[The task] Set down all of the data that follows word for word, without the images.

^^^^^^^^

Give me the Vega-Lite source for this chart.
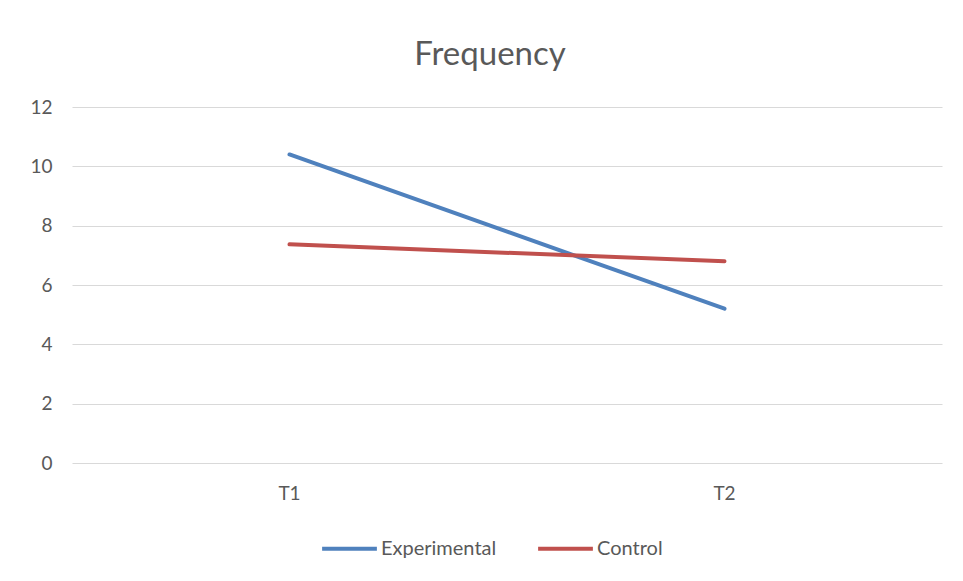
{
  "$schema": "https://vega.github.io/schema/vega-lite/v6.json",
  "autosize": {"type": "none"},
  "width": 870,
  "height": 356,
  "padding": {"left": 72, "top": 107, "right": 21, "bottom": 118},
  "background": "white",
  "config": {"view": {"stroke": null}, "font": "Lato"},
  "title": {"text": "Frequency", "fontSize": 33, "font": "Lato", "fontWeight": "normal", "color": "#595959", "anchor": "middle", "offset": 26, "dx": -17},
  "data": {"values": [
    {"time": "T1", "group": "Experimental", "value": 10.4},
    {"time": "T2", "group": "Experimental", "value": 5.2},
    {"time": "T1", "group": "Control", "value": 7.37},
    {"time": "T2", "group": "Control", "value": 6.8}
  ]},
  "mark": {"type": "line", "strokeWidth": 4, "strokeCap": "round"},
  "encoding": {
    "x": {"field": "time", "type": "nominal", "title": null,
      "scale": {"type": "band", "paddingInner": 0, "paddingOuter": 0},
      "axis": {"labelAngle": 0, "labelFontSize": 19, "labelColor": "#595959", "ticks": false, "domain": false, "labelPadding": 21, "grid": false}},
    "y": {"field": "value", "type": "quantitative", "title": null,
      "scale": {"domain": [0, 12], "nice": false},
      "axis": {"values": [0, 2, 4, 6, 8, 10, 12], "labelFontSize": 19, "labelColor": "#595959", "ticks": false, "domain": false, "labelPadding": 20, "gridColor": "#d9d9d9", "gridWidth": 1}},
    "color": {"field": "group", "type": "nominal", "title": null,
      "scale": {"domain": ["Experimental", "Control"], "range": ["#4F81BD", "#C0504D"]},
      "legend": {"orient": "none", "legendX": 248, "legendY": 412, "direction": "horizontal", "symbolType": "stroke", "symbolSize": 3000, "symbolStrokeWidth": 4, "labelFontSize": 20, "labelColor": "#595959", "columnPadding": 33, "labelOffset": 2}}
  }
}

^^^^^^^^

[Solution for this exercise]
Give me the Vega-Lite source for this chart.
{
  "$schema": "https://vega.github.io/schema/vega-lite/v6.json",
  "autosize": {"type": "none"},
  "width": 870,
  "height": 356,
  "padding": {"left": 72, "top": 107, "right": 21, "bottom": 118},
  "background": "white",
  "config": {"view": {"stroke": null}, "font": "Lato"},
  "title": {"text": "Frequency", "fontSize": 33, "font": "Lato", "fontWeight": "normal", "color": "#595959", "anchor": "middle", "offset": 26, "dx": -17},
  "data": {"values": [
    {"time": "T1", "group": "Experimental", "value": 10.4},
    {"time": "T2", "group": "Experimental", "value": 5.2},
    {"time": "T1", "group": "Control", "value": 7.37},
    {"time": "T2", "group": "Control", "value": 6.8}
  ]},
  "mark": {"type": "line", "strokeWidth": 4, "strokeCap": "round"},
  "encoding": {
    "x": {"field": "time", "type": "nominal", "title": null,
      "scale": {"type": "band", "paddingInner": 0, "paddingOuter": 0},
      "axis": {"labelAngle": 0, "labelFontSize": 19, "labelColor": "#595959", "ticks": false, "domain": false, "labelPadding": 21, "grid": false}},
    "y": {"field": "value", "type": "quantitative", "title": null,
      "scale": {"domain": [0, 12], "nice": false},
      "axis": {"values": [0, 2, 4, 6, 8, 10, 12], "labelFontSize": 19, "labelColor": "#595959", "ticks": false, "domain": false, "labelPadding": 20, "gridColor": "#d9d9d9", "gridWidth": 1}},
    "color": {"field": "group", "type": "nominal", "title": null,
      "scale": {"domain": ["Experimental", "Control"], "range": ["#4F81BD", "#C0504D"]},
      "legend": {"orient": "none", "legendX": 248, "legendY": 412, "direction": "horizontal", "symbolType": "stroke", "symbolSize": 3000, "symbolStrokeWidth": 4, "labelFontSize": 20, "labelColor": "#595959", "columnPadding": 33, "labelOffset": 2}}
  }
}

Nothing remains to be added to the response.